--- Start ---

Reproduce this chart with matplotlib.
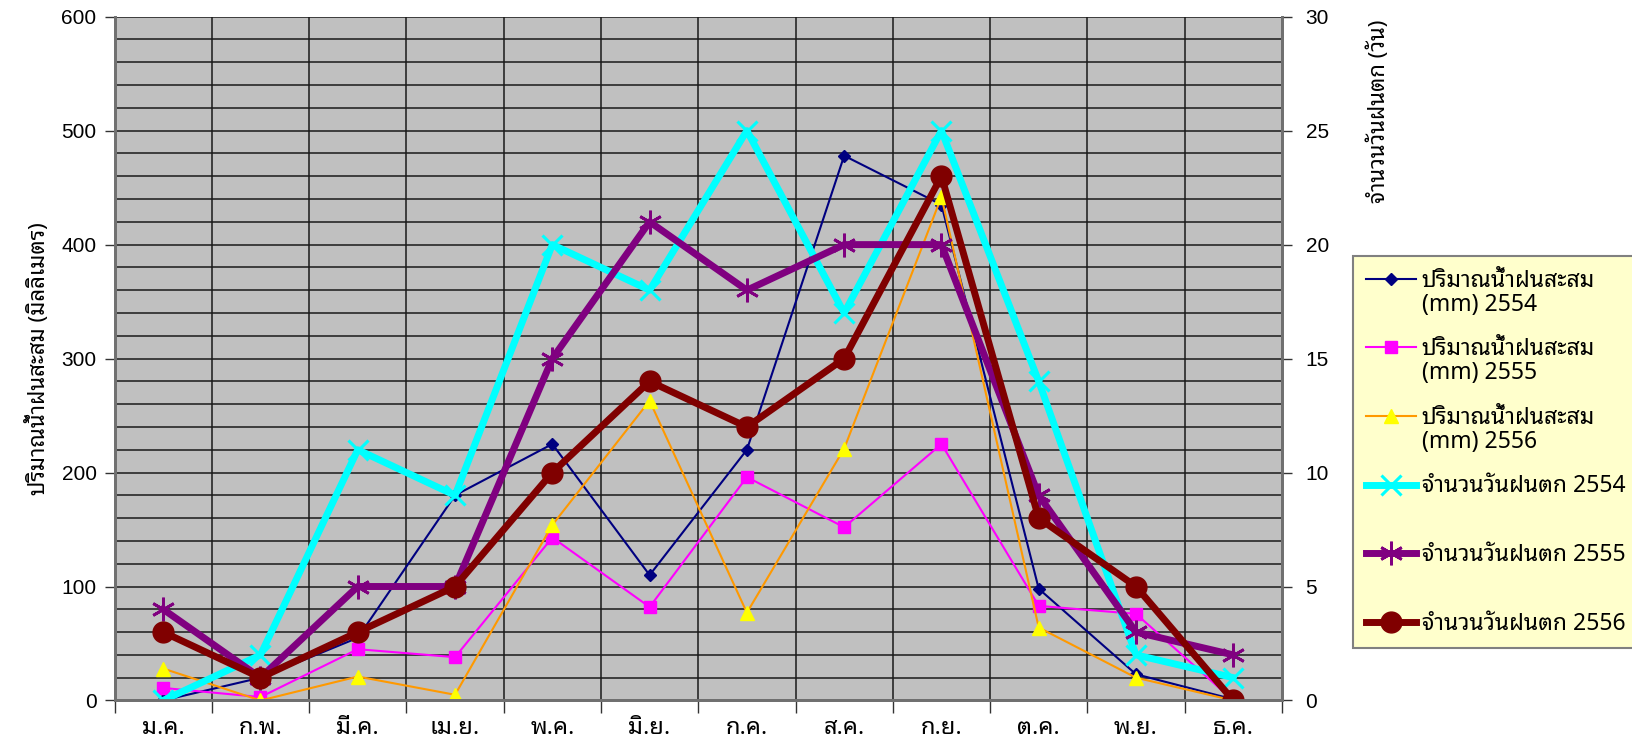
import matplotlib
matplotlib.use("Agg")
import numpy as np
import matplotlib.pyplot as plt
from matplotlib.ticker import MultipleLocator, FixedLocator
from matplotlib.legend_handler import HandlerLine2D

plt.rcParams['font.family'] = ['Liberation Sans', 'Noto Sans Thai Looped', 'DejaVu Sans']
THAI = ['Noto Sans Thai Looped', 'Liberation Sans', 'DejaVu Sans']

months = ['ม.ค.', 'ก.พ.', 'มี.ค.', 'เม.ย.', 'พ.ค.', 'มิ.ย.',
          'ก.ค.', 'ส.ค.', 'ก.ย.', 'ต.ค.', 'พ.ย.', 'ธ.ค.']

# ปริมาณน้ำฝนสะสม (mm)
rain_2554 = [0, 20, 55, 180, 225, 110, 220, 478, 435, 98, 23, 1]
rain_2555 = [11, 3, 45, 38, 143, 82, 196, 152, 225, 83, 76, 0]
rain_2556 = [28, 0, 21, 5, 154, 263, 77, 221, 442, 64, 20, 0]

# จำนวนวันฝนตก (วัน)
days_2554 = [0, 2, 11, 9, 20, 18, 25, 17, 25, 14, 2, 1]
days_2555 = [4, 1, 5, 5, 15, 21, 18, 20, 20, 9, 3, 2]
days_2556 = [3, 1, 3, 5, 10, 14, 12, 15, 23, 8, 5, 0]

x = np.arange(len(months))

fig = plt.figure(figsize=(16.32, 7.44), dpi=100)
ax = fig.add_axes([0.0702, 0.0585, 0.7153, 0.9191])
ax2 = ax.twinx()

ax.set_facecolor('#C0C0C0')
ax.set_axisbelow(True)

l1, = ax.plot(x, rain_2554, color='#000080', lw=1.5, marker='D', ms=6,
              mfc='#000080', mec='#000080', label='ปริมาณน้ำฝนสะสม\n(mm) 2554')
l2, = ax.plot(x, rain_2555, color='#FF00FF', lw=1.5, marker='s', ms=9,
              mfc='#FF00FF', mec='#FF00FF', label='ปริมาณน้ำฝนสะสม\n(mm) 2555')
l3, = ax.plot(x, rain_2556, color='#FF9900', lw=1.5, marker='^', ms=10,
              mfc='#FFFF00', mec='#FFFF00', label='ปริมาณน้ำฝนสะสม\n(mm) 2556')

l4, = ax2.plot(x, days_2554, color='#00FFFF', lw=5, marker='x', ms=15, mew=2.2,
               mec='#00FFFF', label='จำนวนวันฝนตก 2554\n ')
l5, = ax2.plot(x, days_2555, color='#800080', lw=5, marker=(6, 2, 0), ms=17, mew=2,
               mec='#800080', label='จำนวนวันฝนตก 2555\n ')
l6, = ax2.plot(x, days_2556, color='#800000', lw=5, marker='o', ms=15,
               mfc='#800000', mec='#800000', label='จำนวนวันฝนตก 2556')

ax.set_xlim(-0.5, len(months) - 0.5)
ax.set_ylim(0, 600)
ax2.set_ylim(0, 30)

ax.yaxis.set_major_locator(MultipleLocator(100))
ax.yaxis.set_minor_locator(MultipleLocator(20))
ax2.yaxis.set_major_locator(MultipleLocator(5))

ax.set_xticks(x)
ax.set_xticklabels(months, family=THAI, fontsize=17, fontweight='bold')
ax.xaxis.set_minor_locator(FixedLocator(np.arange(-0.5, len(months), 1.0)))

ax.grid(True, which='both', axis='y', color='#1a1a1a', lw=1.1)
ax.grid(True, which='minor', axis='x', color='#1a1a1a', lw=1.1)

ax.tick_params(axis='x', which='major', length=0, pad=11)
ax.tick_params(axis='x', which='minor', length=9, width=1, color='#333333')
ax.tick_params(axis='y', which='major', length=7, width=1, color='#333333',
               labelsize=15, pad=6)
ax.tick_params(axis='y', which='minor', length=0)
ax2.tick_params(axis='y', length=7, width=1, color='#333333', labelsize=15, pad=10)

for sp in ['left', 'right', 'bottom']:
    ax.spines[sp].set_color('#707070')
    ax.spines[sp].set_linewidth(2)
    ax2.spines[sp].set_color('#707070')
    ax2.spines[sp].set_linewidth(2)
ax.spines['top'].set_visible(False)
ax2.spines['top'].set_visible(False)

ax.set_ylabel('ปริมาณน้ำฝนสะสม (มิลลิเมตร)', family=THAI, fontsize=16,
              fontweight='bold', labelpad=8)
fig.text(1379 / 1632, 1 - 20 / 744, 'จำนวนวันฝนตก (วัน)', family=THAI,
         fontsize=16, fontweight='bold', rotation=90, va='top', ha='center')


class HandlerUp(HandlerLine2D):
    # keep the legend key beside the first line of a two-line label
    def create_artists(self, legend, orig_handle, xdescent, ydescent,
                       width, height, fontsize, trans):
        arts = super().create_artists(legend, orig_handle, xdescent, ydescent,
                                      width, height, fontsize, trans)
        for a in arts:
            a.set_ydata(np.asarray(a.get_ydata(), float) + 0.65 * fontsize)
        return arts


handles = [l1, l2, l3, l4, l5, l6]
hmap = {h: HandlerUp(numpoints=1) for h in handles[:-1]}
hmap[l6] = HandlerLine2D(numpoints=1)
leg = fig.legend(handles, [h.get_label() for h in handles],
                 loc='upper left', bbox_to_anchor=(1353 / 1632, 1 - 256 / 744),
                 borderaxespad=0, prop={'family': THAI, 'size': 16.5},
                 handlelength=2.2, handletextpad=0.25, labelspacing=0.9,
                 borderpad=0.55, fancybox=False, framealpha=1,
                 handler_map=hmap)
leg.get_frame().set_facecolor('#FFFFCC')
leg.get_frame().set_edgecolor('#808080')
leg.get_frame().set_linewidth(1.5)
for t in leg.get_texts():
    t.set_linespacing(1.0)

fig.savefig('out.png', dpi=100)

--- End ---

_GIVEN INSTRUCTION_
Exactly as written, please give again the lines from the beginning of the listing through the line containing "ax.set_axisbelow(True)", inclusive, without any pictures.

_FINISHED TASK_
Reproduce this chart with matplotlib.
import matplotlib
matplotlib.use("Agg")
import numpy as np
import matplotlib.pyplot as plt
from matplotlib.ticker import MultipleLocator, FixedLocator
from matplotlib.legend_handler import HandlerLine2D

plt.rcParams['font.family'] = ['Liberation Sans', 'Noto Sans Thai Looped', 'DejaVu Sans']
THAI = ['Noto Sans Thai Looped', 'Liberation Sans', 'DejaVu Sans']

months = ['ม.ค.', 'ก.พ.', 'มี.ค.', 'เม.ย.', 'พ.ค.', 'มิ.ย.',
          'ก.ค.', 'ส.ค.', 'ก.ย.', 'ต.ค.', 'พ.ย.', 'ธ.ค.']

# ปริมาณน้ำฝนสะสม (mm)
rain_2554 = [0, 20, 55, 180, 225, 110, 220, 478, 435, 98, 23, 1]
rain_2555 = [11, 3, 45, 38, 143, 82, 196, 152, 225, 83, 76, 0]
rain_2556 = [28, 0, 21, 5, 154, 263, 77, 221, 442, 64, 20, 0]

# จำนวนวันฝนตก (วัน)
days_2554 = [0, 2, 11, 9, 20, 18, 25, 17, 25, 14, 2, 1]
days_2555 = [4, 1, 5, 5, 15, 21, 18, 20, 20, 9, 3, 2]
days_2556 = [3, 1, 3, 5, 10, 14, 12, 15, 23, 8, 5, 0]

x = np.arange(len(months))

fig = plt.figure(figsize=(16.32, 7.44), dpi=100)
ax = fig.add_axes([0.0702, 0.0585, 0.7153, 0.9191])
ax2 = ax.twinx()

ax.set_facecolor('#C0C0C0')
ax.set_axisbelow(True)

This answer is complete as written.